Este año, Zapatero ha decidido adelantar varias semanas la tradicional liturgia del mitin de Rodiezmo, ese trasunto posmoderno de aquellas gallardas acampadas falangistas a cuenta de la revolución pendiente. Ya saben, Rodiezmo, la gran performance estival del socialismo camp con sus descamisados de atrezo; su Alfonso Guerra disfrazado del Lerroux de los buenos tiempos, cuando don Alejandro aún ejercía de emperador del Paralelo; y su estética kitsch de bolcheviques de la Señorita Pepys: prietas las filas, banderas al viento, puños subvencionados en alto, la Internacional –versión Georgie Dann– y litronas de demagogia a granel.
Y es que al estadista le urgía revelar la nueva de que los empresarios son muy, muy malos, al punto de que Díaz Ferrán, su falso profeta, "quiere llevarnos a una España de muchos años atrás". Terrible amenaza que, dada la erudición enciclopédica del presidente, debe apelar al Fuero del Trabajo de 1938, aquella Ley Fundamental de la dictadura que hacía más sencillo entablar un affaire con Greta Garbo que despedir a un empleado. Un berrinche, el de Zapatero por la frustrada foto del diálogo dizque social, que, por lo demás, cuenta con público de sobras entre el paisanaje local.
Porque, tanto en la izquierda como en la derecha, aún perviven aquí muchos atavismos psicológicos de la España carpetovetónica que creía en las virtudes milagrosas de los apaños corporativos con la misma fe que en los poderes sanatorios del perro de San Roque.

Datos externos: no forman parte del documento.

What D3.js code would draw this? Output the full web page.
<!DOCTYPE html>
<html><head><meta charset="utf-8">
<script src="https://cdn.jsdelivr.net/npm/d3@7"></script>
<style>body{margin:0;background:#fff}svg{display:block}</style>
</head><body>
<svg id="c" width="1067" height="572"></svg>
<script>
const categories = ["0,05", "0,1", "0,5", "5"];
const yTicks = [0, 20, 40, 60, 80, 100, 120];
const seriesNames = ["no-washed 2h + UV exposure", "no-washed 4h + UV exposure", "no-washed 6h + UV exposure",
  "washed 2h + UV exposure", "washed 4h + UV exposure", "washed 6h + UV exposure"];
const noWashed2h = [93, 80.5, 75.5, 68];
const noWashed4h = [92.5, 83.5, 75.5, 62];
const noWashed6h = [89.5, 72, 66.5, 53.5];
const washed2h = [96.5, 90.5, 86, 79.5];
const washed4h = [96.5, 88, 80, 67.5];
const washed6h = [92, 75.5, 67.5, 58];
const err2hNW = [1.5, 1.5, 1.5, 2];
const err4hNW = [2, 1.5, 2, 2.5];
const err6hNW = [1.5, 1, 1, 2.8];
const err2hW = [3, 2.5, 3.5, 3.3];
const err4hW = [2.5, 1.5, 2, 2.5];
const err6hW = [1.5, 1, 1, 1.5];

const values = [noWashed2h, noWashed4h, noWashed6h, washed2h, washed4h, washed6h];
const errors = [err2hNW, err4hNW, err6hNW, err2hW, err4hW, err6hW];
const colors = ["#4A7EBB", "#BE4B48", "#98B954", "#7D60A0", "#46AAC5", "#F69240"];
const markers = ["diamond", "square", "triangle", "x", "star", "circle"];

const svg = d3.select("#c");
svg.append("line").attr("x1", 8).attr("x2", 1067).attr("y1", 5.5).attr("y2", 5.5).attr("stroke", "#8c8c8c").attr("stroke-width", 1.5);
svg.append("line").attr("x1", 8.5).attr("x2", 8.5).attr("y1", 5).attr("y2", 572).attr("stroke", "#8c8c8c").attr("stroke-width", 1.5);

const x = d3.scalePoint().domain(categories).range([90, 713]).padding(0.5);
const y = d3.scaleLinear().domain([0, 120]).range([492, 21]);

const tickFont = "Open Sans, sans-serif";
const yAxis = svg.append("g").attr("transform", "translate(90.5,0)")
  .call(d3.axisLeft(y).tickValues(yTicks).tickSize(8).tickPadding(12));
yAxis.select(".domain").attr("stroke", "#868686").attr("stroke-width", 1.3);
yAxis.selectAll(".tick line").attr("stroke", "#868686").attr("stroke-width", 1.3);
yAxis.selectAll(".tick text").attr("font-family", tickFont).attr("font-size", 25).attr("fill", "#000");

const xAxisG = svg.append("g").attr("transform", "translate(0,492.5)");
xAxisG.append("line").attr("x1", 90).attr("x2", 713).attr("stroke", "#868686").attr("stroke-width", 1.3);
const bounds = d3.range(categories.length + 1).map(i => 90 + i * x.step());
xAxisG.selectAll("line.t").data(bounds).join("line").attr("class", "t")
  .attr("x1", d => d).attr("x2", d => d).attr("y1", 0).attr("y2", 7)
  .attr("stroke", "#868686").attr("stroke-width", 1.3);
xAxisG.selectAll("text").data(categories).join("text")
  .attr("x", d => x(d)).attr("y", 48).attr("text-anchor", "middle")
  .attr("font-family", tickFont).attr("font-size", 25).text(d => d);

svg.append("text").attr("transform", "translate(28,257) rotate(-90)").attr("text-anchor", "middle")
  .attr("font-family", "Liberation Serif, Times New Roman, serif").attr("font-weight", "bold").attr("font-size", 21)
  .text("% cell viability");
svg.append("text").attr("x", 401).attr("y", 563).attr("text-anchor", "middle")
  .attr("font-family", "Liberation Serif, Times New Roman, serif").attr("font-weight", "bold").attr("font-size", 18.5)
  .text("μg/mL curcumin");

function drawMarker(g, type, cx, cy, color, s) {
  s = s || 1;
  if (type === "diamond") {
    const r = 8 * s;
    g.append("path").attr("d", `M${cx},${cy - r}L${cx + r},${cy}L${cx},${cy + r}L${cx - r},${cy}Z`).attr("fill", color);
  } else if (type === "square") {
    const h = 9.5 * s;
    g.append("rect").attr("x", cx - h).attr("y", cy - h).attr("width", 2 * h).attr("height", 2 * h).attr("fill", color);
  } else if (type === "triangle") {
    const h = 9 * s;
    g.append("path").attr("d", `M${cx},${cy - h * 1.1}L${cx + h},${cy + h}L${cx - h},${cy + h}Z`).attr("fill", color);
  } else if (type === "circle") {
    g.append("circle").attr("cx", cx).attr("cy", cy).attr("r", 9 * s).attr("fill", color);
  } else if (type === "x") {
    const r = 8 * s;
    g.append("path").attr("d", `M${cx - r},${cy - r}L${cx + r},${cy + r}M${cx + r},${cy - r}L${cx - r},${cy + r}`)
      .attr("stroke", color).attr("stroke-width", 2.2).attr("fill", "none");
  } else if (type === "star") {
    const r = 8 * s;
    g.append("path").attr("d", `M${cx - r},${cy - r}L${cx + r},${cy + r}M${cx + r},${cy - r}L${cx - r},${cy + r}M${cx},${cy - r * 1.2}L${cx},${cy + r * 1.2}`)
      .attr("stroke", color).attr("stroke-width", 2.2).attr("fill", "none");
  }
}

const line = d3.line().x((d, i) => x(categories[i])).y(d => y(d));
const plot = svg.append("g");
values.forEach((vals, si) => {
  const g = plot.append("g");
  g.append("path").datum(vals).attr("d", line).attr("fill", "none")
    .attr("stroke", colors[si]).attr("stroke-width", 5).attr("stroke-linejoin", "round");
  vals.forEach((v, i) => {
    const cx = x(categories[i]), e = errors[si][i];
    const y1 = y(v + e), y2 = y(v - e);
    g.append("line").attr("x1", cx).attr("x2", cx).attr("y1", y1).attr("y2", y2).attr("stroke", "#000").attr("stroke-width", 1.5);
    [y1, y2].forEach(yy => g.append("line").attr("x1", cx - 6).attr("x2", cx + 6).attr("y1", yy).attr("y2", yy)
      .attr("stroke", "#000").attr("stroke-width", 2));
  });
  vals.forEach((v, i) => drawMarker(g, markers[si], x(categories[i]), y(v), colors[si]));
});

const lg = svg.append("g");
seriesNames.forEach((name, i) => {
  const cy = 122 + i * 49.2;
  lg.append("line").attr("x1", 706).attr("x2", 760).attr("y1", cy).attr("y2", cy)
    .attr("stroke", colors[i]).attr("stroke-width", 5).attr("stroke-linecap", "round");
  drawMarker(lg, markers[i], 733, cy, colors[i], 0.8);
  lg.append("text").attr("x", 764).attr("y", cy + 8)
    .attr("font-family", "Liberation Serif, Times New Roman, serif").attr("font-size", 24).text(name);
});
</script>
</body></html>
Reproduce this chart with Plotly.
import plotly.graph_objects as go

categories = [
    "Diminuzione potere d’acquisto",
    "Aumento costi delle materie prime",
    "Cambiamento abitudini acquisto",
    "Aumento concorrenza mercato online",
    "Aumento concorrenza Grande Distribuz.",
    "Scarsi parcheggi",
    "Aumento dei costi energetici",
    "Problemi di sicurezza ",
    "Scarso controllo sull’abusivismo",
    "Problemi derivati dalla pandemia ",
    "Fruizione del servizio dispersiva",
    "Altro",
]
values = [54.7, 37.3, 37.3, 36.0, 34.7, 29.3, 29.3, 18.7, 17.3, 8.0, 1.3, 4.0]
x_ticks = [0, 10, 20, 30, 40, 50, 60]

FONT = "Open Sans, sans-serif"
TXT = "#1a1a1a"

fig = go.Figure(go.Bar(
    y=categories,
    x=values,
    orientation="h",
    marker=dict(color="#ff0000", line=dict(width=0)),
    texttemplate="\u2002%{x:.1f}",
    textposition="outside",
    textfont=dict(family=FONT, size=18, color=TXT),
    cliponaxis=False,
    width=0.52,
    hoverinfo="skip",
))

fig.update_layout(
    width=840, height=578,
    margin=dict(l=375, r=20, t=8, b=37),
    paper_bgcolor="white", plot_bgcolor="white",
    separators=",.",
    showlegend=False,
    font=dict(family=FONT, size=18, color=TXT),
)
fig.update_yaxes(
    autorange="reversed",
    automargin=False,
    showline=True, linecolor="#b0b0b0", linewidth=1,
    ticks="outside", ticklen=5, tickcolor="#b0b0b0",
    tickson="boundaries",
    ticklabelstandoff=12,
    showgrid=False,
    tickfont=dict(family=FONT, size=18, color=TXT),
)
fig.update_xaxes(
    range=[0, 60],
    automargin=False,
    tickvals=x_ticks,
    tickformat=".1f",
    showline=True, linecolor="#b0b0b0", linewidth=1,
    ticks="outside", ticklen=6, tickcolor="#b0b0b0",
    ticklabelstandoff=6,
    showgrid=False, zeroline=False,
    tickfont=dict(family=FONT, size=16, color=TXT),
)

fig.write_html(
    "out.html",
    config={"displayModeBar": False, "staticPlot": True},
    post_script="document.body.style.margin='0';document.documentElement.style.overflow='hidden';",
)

Superstición de la que igual participan quienes fantasean ahora con otro Pacto de la Moncloa, obviando que el Estado ya ha sido desposeído de la soberanía económica imprescindible con tal de amasar semejantes cambalaches transversales.
Igual que Zapatero, para quien lo prioritario es huir a toda prisa, salir corriendo a la espera de que otros resuelvan la papeleta. De ahí todas esas patadas retóricas en el culo de Díaz Ferrán, sonoras coartadas a fin de encubrir que la política económica es lo que su nombre indica, política, y que la responsabilidad exclusiva de su diseño no corresponde a nadie más que al Gobierno. En concreto, a su presidente, ese cirujano de barro empeñado en tratar un cáncer terminal a base de aspirinas y Agua del Carmen. El mismo que pretendía delegar en enfermeras, camilleros y celadores la exclusiva decisión de cuál haya de ser el régimen hospitalario del moribundo. Él, el Fugitivo.